• **Your instructions**
Reproduce each line from the first in the data through the line that contains "const SQUEEZE = 0.82" exactly; give nothing else.

• **Supplied information**
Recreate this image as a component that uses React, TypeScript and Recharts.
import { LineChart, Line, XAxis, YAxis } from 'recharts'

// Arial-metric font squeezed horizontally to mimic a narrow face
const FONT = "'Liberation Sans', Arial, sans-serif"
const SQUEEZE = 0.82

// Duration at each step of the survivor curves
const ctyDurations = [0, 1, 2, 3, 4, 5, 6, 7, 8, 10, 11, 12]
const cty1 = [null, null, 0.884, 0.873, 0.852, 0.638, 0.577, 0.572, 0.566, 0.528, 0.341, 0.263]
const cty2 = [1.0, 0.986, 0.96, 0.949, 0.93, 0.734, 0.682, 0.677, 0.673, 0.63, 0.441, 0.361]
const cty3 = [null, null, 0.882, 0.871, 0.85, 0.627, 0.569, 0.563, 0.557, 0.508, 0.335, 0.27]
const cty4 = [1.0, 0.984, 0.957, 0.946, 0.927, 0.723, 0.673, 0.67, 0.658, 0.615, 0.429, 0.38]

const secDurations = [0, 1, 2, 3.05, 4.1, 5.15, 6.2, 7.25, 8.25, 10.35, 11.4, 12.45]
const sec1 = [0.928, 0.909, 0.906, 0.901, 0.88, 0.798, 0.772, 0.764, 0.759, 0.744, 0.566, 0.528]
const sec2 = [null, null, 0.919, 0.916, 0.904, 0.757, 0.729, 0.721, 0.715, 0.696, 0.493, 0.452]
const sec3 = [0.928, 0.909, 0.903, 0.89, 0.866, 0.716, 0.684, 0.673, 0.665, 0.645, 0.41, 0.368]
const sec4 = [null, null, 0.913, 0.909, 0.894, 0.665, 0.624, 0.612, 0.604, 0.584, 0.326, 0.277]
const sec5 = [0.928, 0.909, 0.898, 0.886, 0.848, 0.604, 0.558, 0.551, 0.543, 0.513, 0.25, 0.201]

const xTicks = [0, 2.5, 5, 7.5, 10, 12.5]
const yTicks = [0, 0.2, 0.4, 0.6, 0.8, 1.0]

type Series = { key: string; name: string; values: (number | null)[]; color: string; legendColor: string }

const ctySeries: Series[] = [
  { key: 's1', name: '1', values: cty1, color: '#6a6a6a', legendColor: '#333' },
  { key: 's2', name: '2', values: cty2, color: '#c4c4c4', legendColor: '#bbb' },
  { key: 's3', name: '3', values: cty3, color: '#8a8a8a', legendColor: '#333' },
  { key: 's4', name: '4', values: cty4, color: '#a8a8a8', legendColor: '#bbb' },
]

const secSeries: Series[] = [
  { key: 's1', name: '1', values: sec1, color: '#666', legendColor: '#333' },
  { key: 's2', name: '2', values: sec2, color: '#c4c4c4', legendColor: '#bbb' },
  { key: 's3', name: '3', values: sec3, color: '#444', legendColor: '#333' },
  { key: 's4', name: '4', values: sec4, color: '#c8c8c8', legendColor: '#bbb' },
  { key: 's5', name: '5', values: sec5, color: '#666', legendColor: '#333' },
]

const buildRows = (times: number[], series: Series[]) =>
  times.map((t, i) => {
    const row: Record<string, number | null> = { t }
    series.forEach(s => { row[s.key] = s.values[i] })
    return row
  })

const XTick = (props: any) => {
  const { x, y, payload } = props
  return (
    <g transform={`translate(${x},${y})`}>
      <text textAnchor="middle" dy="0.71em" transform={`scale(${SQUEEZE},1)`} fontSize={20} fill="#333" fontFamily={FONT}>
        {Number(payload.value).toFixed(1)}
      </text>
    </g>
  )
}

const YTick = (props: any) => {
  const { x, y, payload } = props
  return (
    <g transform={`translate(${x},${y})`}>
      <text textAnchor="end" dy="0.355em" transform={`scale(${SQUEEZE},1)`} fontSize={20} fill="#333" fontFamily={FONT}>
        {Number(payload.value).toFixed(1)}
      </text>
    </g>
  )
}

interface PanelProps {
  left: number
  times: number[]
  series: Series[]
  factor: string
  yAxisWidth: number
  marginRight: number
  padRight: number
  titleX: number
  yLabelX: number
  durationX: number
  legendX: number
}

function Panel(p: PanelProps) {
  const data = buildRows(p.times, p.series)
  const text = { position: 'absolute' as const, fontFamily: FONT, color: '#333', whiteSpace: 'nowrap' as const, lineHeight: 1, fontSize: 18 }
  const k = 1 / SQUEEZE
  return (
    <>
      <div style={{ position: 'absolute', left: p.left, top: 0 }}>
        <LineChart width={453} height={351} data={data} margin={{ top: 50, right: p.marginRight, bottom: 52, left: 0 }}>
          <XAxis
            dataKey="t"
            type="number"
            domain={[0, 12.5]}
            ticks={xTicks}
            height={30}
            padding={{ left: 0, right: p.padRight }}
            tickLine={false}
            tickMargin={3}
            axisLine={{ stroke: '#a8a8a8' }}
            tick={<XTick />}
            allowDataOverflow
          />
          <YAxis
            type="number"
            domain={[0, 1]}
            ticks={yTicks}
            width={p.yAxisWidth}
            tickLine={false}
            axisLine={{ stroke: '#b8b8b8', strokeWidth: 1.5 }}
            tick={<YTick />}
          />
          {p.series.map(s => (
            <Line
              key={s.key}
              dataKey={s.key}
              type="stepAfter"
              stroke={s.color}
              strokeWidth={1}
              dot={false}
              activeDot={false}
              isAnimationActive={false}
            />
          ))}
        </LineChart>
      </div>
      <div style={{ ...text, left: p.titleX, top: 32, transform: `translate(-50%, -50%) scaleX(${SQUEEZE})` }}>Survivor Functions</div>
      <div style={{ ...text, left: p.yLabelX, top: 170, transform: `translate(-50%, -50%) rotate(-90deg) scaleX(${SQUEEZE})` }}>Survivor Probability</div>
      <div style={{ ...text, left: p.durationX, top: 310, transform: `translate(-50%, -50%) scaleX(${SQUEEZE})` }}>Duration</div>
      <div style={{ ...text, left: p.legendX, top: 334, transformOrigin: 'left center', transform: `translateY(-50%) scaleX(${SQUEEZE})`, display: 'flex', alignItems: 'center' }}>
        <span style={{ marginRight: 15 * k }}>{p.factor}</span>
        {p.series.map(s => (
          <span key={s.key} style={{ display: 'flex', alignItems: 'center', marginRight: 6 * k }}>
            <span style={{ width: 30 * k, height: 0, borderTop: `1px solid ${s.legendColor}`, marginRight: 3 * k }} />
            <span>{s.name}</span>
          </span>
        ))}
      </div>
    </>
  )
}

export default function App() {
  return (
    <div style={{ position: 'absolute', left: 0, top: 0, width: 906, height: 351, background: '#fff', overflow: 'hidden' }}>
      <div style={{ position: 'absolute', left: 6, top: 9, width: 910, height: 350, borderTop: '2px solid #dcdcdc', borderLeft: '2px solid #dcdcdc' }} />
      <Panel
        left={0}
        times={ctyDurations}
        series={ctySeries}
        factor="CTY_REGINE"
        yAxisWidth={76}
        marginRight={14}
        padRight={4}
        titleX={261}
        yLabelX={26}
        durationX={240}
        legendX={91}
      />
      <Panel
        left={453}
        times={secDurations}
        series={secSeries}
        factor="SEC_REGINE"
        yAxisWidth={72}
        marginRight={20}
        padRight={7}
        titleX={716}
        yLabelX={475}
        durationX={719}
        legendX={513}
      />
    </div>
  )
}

• **Completed task**
Recreate this image as a component that uses React, TypeScript and Recharts.
import { LineChart, Line, XAxis, YAxis } from 'recharts'

// Arial-metric font squeezed horizontally to mimic a narrow face
const FONT = "'Liberation Sans', Arial, sans-serif"
const SQUEEZE = 0.82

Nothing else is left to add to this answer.